==== Given information ====

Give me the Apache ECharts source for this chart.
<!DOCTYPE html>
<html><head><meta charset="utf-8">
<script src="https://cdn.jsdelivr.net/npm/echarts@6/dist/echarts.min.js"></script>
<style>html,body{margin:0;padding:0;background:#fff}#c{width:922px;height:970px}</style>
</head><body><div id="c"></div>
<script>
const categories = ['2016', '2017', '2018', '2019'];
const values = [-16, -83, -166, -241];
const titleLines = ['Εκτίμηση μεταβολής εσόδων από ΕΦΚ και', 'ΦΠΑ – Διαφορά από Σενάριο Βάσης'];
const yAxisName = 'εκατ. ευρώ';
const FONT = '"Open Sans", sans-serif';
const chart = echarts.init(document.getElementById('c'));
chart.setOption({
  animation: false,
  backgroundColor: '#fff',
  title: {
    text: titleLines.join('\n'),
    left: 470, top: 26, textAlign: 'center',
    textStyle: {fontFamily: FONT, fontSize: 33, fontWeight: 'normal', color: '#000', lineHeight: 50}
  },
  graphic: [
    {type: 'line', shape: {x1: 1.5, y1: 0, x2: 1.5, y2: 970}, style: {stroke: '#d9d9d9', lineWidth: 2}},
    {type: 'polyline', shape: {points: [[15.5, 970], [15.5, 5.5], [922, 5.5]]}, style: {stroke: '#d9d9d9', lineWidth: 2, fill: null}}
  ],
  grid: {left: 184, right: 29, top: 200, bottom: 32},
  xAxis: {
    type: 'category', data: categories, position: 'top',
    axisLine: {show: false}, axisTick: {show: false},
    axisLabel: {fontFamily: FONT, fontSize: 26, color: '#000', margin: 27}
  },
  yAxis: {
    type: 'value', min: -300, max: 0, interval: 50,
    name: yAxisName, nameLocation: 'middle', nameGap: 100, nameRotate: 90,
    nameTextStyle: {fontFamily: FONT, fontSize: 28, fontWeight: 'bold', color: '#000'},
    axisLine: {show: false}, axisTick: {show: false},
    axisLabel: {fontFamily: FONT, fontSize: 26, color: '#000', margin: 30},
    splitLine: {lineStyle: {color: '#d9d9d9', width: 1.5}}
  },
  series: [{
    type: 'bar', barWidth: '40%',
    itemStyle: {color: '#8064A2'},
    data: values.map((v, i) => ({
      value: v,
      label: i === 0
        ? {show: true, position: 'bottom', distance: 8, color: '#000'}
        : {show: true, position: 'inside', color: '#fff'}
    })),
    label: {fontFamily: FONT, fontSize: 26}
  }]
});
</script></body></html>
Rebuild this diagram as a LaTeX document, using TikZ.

====

Written task.
Restate each record word for word.

Task output.
Give me the Apache ECharts source for this chart.
<!DOCTYPE html>
<html><head><meta charset="utf-8">
<script src="https://cdn.jsdelivr.net/npm/echarts@6/dist/echarts.min.js"></script>
<style>html,body{margin:0;padding:0;background:#fff}#c{width:922px;height:970px}</style>
</head><body><div id="c"></div>
<script>
const categories = ['2016', '2017', '2018', '2019'];
const values = [-16, -83, -166, -241];
const titleLines = ['Εκτίμηση μεταβολής εσόδων από ΕΦΚ και', 'ΦΠΑ – Διαφορά από Σενάριο Βάσης'];
const yAxisName = 'εκατ. ευρώ';
const FONT = '"Open Sans", sans-serif';
const chart = echarts.init(document.getElementById('c'));
chart.setOption({
  animation: false,
  backgroundColor: '#fff',
  title: {
    text: titleLines.join('\n'),
    left: 470, top: 26, textAlign: 'center',
    textStyle: {fontFamily: FONT, fontSize: 33, fontWeight: 'normal', color: '#000', lineHeight: 50}
  },
  graphic: [
    {type: 'line', shape: {x1: 1.5, y1: 0, x2: 1.5, y2: 970}, style: {stroke: '#d9d9d9', lineWidth: 2}},
    {type: 'polyline', shape: {points: [[15.5, 970], [15.5, 5.5], [922, 5.5]]}, style: {stroke: '#d9d9d9', lineWidth: 2, fill: null}}
  ],
  grid: {left: 184, right: 29, top: 200, bottom: 32},
  xAxis: {
    type: 'category', data: categories, position: 'top',
    axisLine: {show: false}, axisTick: {show: false},
    axisLabel: {fontFamily: FONT, fontSize: 26, color: '#000', margin: 27}
  },
  yAxis: {
    type: 'value', min: -300, max: 0, interval: 50,
    name: yAxisName, nameLocation: 'middle', nameGap: 100, nameRotate: 90,
    nameTextStyle: {fontFamily: FONT, fontSize: 28, fontWeight: 'bold', color: '#000'},
    axisLine: {show: false}, axisTick: {show: false},
    axisLabel: {fontFamily: FONT, fontSize: 26, color: '#000', margin: 30},
    splitLine: {lineStyle: {color: '#d9d9d9', width: 1.5}}
  },
  series: [{
    type: 'bar', barWidth: '40%',
    itemStyle: {color: '#8064A2'},
    data: values.map((v, i) => ({
      value: v,
      label: i === 0
        ? {show: true, position: 'bottom', distance: 8, color: '#000'}
        : {show: true, position: 'inside', color: '#fff'}
    })),
    label: {fontFamily: FONT, fontSize: 26}
  }]
});
</script></body></html>
Rebuild this diagram as a LaTeX document, using TikZ.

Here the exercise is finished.